Dataset excerpt:
+++
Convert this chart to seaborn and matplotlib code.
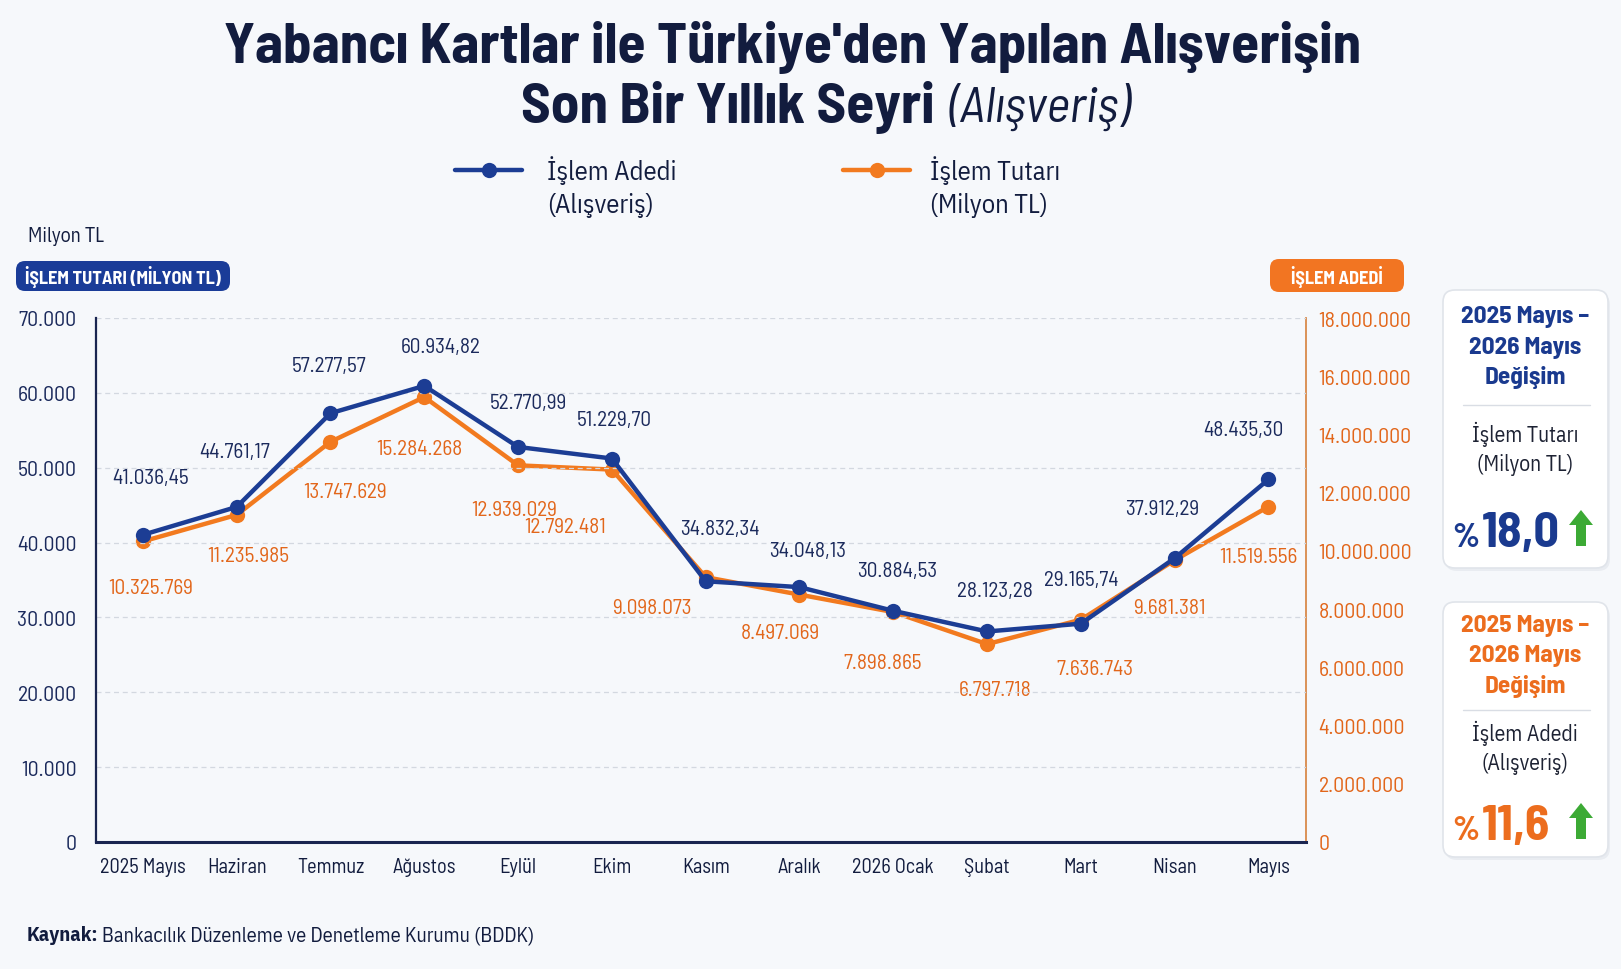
import numpy as np
import pandas as pd
import seaborn as sns
import matplotlib
matplotlib.use("Agg")
import matplotlib.pyplot as plt
from matplotlib.patches import FancyBboxPatch, Polygon
from matplotlib.lines import Line2D
from matplotlib.transforms import IdentityTransform
from matplotlib.ticker import FuncFormatter

# ---------------- data ----------------
months = ["2025 Mayıs", "Haziran", "Temmuz", "Ağustos", "Eylül", "Ekim", "Kasım",
          "Aralık", "2026 Ocak", "Şubat", "Mart", "Nisan", "Mayıs"]
tutar_milyon_tl = [41036.45, 44761.17, 57277.57, 60934.82, 52770.99, 51229.70, 34832.34,
                   34048.13, 30884.53, 28123.28, 29165.74, 37912.29, 48435.30]
islem_adedi = [10325769, 11235985, 13747629, 15284268, 12939029, 12792481, 9098073,
               8497069, 7898865, 6797718, 7636743, 9681381, 11519556]
left_ticks = [0, 10000, 20000, 30000, 40000, 50000, 60000, 70000]
right_ticks = [0, 2e6, 4e6, 6e6, 8e6, 10e6, 12e6, 14e6, 16e6, 18e6]
change_tutar = "18,0"
change_adet = "11,6"

# label offsets in pixels (dx, dy) relative to each point
blue_off = [(8, 57), (-2, 55), (-1, 48), (16, 39), (10, 44), (2, 39), (14, 53),
            (8, 37), (4, 40), (8, 41), (0, 44), (-12, 50), (-25, 50)]
orange_off = [(8, -46), (12, -41), (15, -50), (-5, -51), (-4, -44), (-47, -57), (-54, -30),
              (-19, -38), (-11, -50), (8, -45), (14, -49), (-5, -47), (-10, -50)]

W, H = 1621, 970
BG = "#f6f8fb"
NAVY = "#121c3e"
BLUE = "#1c3d94"
BLUE_TXT = "#1b2a5c"
ORANGE = "#f27a1f"
ORANGE_TXT = "#e2661a"
GREEN = "#3caa35"

MAIN = ["Barlow Semi Condensed", "DejaVu Sans"]
HUM = ["IBM Plex Sans Condensed", "DejaVu Sans"]

sns.set_style("white")
plt.rcParams["font.family"] = MAIN

fig = plt.figure(figsize=(W / 100, H / 100), dpi=100, facecolor=BG)
renderer = fig.canvas.get_renderer()


def fx(x):
    return x / W


def fy(y):
    return 1 - y / H


def fit(s, target, **kw):
    t = fig.text(0, 0, s, fontsize=20, **kw)
    w = t.get_window_extent(renderer).width
    t.remove()
    return 20 * target / w


def T(x, y, s, **kw):
    return fig.text(fx(x), fy(y), s, **kw)


def rbox(x0, y0, x1, y1, fc, ec="none", lw=0, r=8, z=1):
    p = FancyBboxPatch((x0, H - y1), x1 - x0, y1 - y0,
                       boxstyle=f"round,pad=0,rounding_size={r}",
                       transform=IdentityTransform(), fc=fc, ec=ec, lw=lw, zorder=z)
    fig.add_artist(p)
    return p


def tr_fmt(v):
    s = f"{v:,.2f}"
    return s.replace(",", "X").replace(".", ",").replace("X", ".")


def int_fmt(v, pos=None):
    return f"{int(round(v)):,}".replace(",", ".")


# font sizes fitted to the reference widths
fs_tick = fit("70.000", 58)
fs_xtick = fit("2025 Mayıs", 86)
fs_lab = fit("41.036,45", 77)

# ---------------- axes ----------------
ax = fig.add_axes([fx(96), fy(843), (1306 - 96) / W, (843 - 319) / H])
ax2 = ax.twinx()
ax.set_facecolor("none")
ax2.set_facecolor("none")
ax.set_zorder(ax2.get_zorder() + 1)

df = pd.DataFrame({"ay": months, "tutar": tutar_milyon_tl, "adet": islem_adedi})

sns.lineplot(data=df, x="ay", y="adet", ax=ax2, color=ORANGE, lw=3.2, marker="o",
             markersize=11, markeredgewidth=0, sort=False)
sns.lineplot(data=df, x="ay", y="tutar", ax=ax, color=BLUE, lw=3.2, marker="o",
             markersize=11, markeredgewidth=0, sort=False)

ax.set_xlim(-0.5, 12.4)
ax.set_ylim(0, 70000)
ax2.set_ylim(0, 18e6)
ax.set_yticks(left_ticks)
ax2.set_yticks(right_ticks)
ax.yaxis.set_major_formatter(FuncFormatter(int_fmt))
ax2.yaxis.set_major_formatter(FuncFormatter(int_fmt))
for a in (ax, ax2):
    a.set_xlabel("")
    a.set_ylabel("")

ax.yaxis.grid(True, ls=(0, (4, 3)), color="#d3d8e0", lw=0.9)
ax.xaxis.grid(False)
ax2.grid(False)

ax.tick_params(axis="y", length=0, pad=14, labelsize=fs_tick, labelcolor=BLUE_TXT)
ax.tick_params(axis="x", length=0, pad=11, labelsize=fs_xtick, labelcolor=NAVY)
ax2.tick_params(axis="y", length=0, pad=9, labelsize=fs_tick, labelcolor=ORANGE_TXT)

for s in ["top", "right"]:
    ax.spines[s].set_visible(False)
ax.spines["left"].set_color("#1a2550")
ax.spines["left"].set_linewidth(1.6)
ax.spines["bottom"].set_color("#1a2550")
ax.spines["bottom"].set_linewidth(2.2)
for s in ["top", "left", "bottom"]:
    ax2.spines[s].set_visible(False)
ax2.spines["right"].set_color("#d98a4a")
ax2.spines["right"].set_linewidth(1.3)

# data labels
for i, (v, off) in enumerate(zip(tutar_milyon_tl, blue_off)):
    ax.annotate(tr_fmt(v), (i, v), xytext=off, textcoords="offset pixels",
                ha="center", va="center", fontsize=fs_lab, color=BLUE_TXT, zorder=5)
for i, (v, off) in enumerate(zip(islem_adedi, orange_off)):
    ax2.annotate(int_fmt(v), (i, v), xytext=off, textcoords="offset pixels",
                 ha="center", va="center", fontsize=fs_lab, color=ORANGE_TXT, zorder=5)

# ---------------- title ----------------
fs_t = fit("Yabancı Kartlar ile Türkiye'den Yapılan Alışverişin", 1136, fontweight="bold")
T(793, 47, "Yabancı Kartlar ile Türkiye'den Yapılan Alışverişin", ha="center",
  va="center", fontsize=fs_t, fontweight="bold", color=NAVY)
t1 = T(0, 108, "Son Bir Yıllık Seyri", ha="left", va="center", fontsize=fs_t,
       fontweight="bold", color=NAVY)
fs_it = fit("(Alışveriş)", 182, fontstyle="italic")
t2 = T(0, 108, "(Alışveriş)", ha="left", va="center", fontsize=fs_it,
       fontstyle="italic", color=NAVY)
w1 = t1.get_window_extent(renderer).width
w2 = t2.get_window_extent(renderer).width
gap = 14
start = 826 - (w1 + gap + w2) / 2
t1.set_x(fx(start))
t2.set_x(fx(start + w1 + gap))

# ---------------- legend ----------------
for x0, x1, col in [(455, 522, BLUE), (843, 910, ORANGE)]:
    fig.add_artist(Line2D([fx(x0), fx(x1)], [fy(171), fy(171)], color=col, lw=3.2,
                          transform=fig.transFigure))
    fig.add_artist(Line2D([fx((x0 + x1) / 2)], [fy(171)], color=col, marker="o",
                          markersize=11, markeredgewidth=0, transform=fig.transFigure))
fs_leg = fit("İşlem Adedi", 130, family=HUM)
T(547, 171, "İşlem Adedi", ha="left", va="center", fontsize=fs_leg, color=NAVY, family=HUM)
T(547, 205, "(Alışveriş)", ha="left", va="center", fontsize=fs_leg, color=NAVY, family=HUM)
T(930, 171, "İşlem Tutarı", ha="left", va="center", fontsize=fs_leg, color=NAVY, family=HUM)
T(930, 205, "(Milyon TL)", ha="left", va="center", fontsize=fs_leg, color=NAVY, family=HUM)

# ---------------- axis badges ----------------
T(28, 236, "Milyon TL", ha="left", va="center", fontsize=fit("Milyon TL", 76, family=HUM),
  color=NAVY, family=HUM)
rbox(16, 262, 230, 292, fc="#1a3c98", r=9)
fs_badge = fit("İŞLEM TUTARI (MİLYON TL)", 196, fontweight="bold")
T(123, 277, "İŞLEM TUTARI (MİLYON TL)", ha="center", va="center", fontsize=fs_badge,
  fontweight="bold", color="white")
rbox(1270, 260, 1404, 293, fc="#f27522", r=9)
T(1337, 276.5, "İŞLEM ADEDİ", ha="center", va="center", fontsize=fs_badge,
  fontweight="bold", color="white")

# ---------------- side boxes ----------------
fs_bt = fit("2025 Mayıs –", 128, fontweight="bold")
fs_bs = fit("İşlem Tutarı", 107, family=HUM)
fs_pct = fit("18,0", 78, fontweight="bold")
fs_pc = fs_pct * 0.68


def up_arrow(cx, top, bottom, hw=12, sw=5, hh=15):
    pts = [(cx, top), (cx - hw, top + hh), (cx - sw, top + hh), (cx - sw, bottom),
           (cx + sw, bottom), (cx + sw, top + hh), (cx + hw, top + hh)]
    pts = [(fx(x), fy(y)) for x, y in pts]
    fig.add_artist(Polygon(pts, closed=True, fc=GREEN, ec="none",
                           transform=fig.transFigure))


def side_box(y0, y1, title_col, title_ys, div_y, sub, sub_ys, pct, pct_col, base_y):
    rbox(1445, y0 + 3, 1610, y1 + 3, fc="#e9ecf1", r=12)
    rbox(1443, y0, 1608, y1, fc="white", ec="#e0e4ea", lw=1.2, r=12)
    for s, yy in zip(["2025 Mayıs –", "2026 Mayıs", "Değişim"], title_ys):
        T(1525, yy, s, ha="center", va="center", fontsize=fs_bt, fontweight="bold",
          color=title_col)
    fig.add_artist(Line2D([fx(1463), fx(1590)], [fy(div_y), fy(div_y)],
                          color="#d9dde4", lw=1, transform=fig.transFigure))
    for s, yy in zip(sub, sub_ys):
        T(1525, yy, s, ha="center", va="center", fontsize=fs_bs, color="#1d2233",
          family=HUM)
    T(1479, base_y, "%", ha="right", va="baseline", fontsize=fs_pc,
      fontweight="bold", color=pct_col)
    T(1482, base_y, pct, ha="left", va="baseline", fontsize=fs_pct, fontweight="bold",
      color=pct_col)
    up_arrow(1581, base_y - 36, base_y)


side_box(291, 569, "#1a3a8f", [317, 348, 378], 406, ["İşlem Tutarı", "(Milyon TL)"],
         [434, 465], change_tutar, "#1a3a8f", 547)
side_box(603, 858, "#ec6d1e", [626, 656, 686], 711, ["İşlem Adedi", "(Alışveriş)"],
         [733, 764], change_adet, "#ec6d1e", 840)

# ---------------- source ----------------
fs_src = fit("Kaynak: Bankacılık Düzenleme ve Denetleme Kurumu (BDDK)", 505, family=HUM)
s1 = T(27, 936, "Kaynak:", ha="left", va="center", fontsize=fs_src, fontweight="bold",
       color=NAVY, family=HUM)
ws = s1.get_window_extent(renderer).width
T(27 + ws + 4, 936, "Bankacılık Düzenleme ve Denetleme Kurumu (BDDK)", ha="left",
  va="center", fontsize=fs_src, color=NAVY, family=HUM)

fig.savefig("out.png", dpi=100, facecolor=BG)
+++
Task brief: From the first line above through the line containing "from matplotlib.ticker import FuncFormatter", copy everything exactly, without the pictures.

Answer for the task:
Convert this chart to seaborn and matplotlib code.
import numpy as np
import pandas as pd
import seaborn as sns
import matplotlib
matplotlib.use("Agg")
import matplotlib.pyplot as plt
from matplotlib.patches import FancyBboxPatch, Polygon
from matplotlib.lines import Line2D
from matplotlib.transforms import IdentityTransform
from matplotlib.ticker import FuncFormatter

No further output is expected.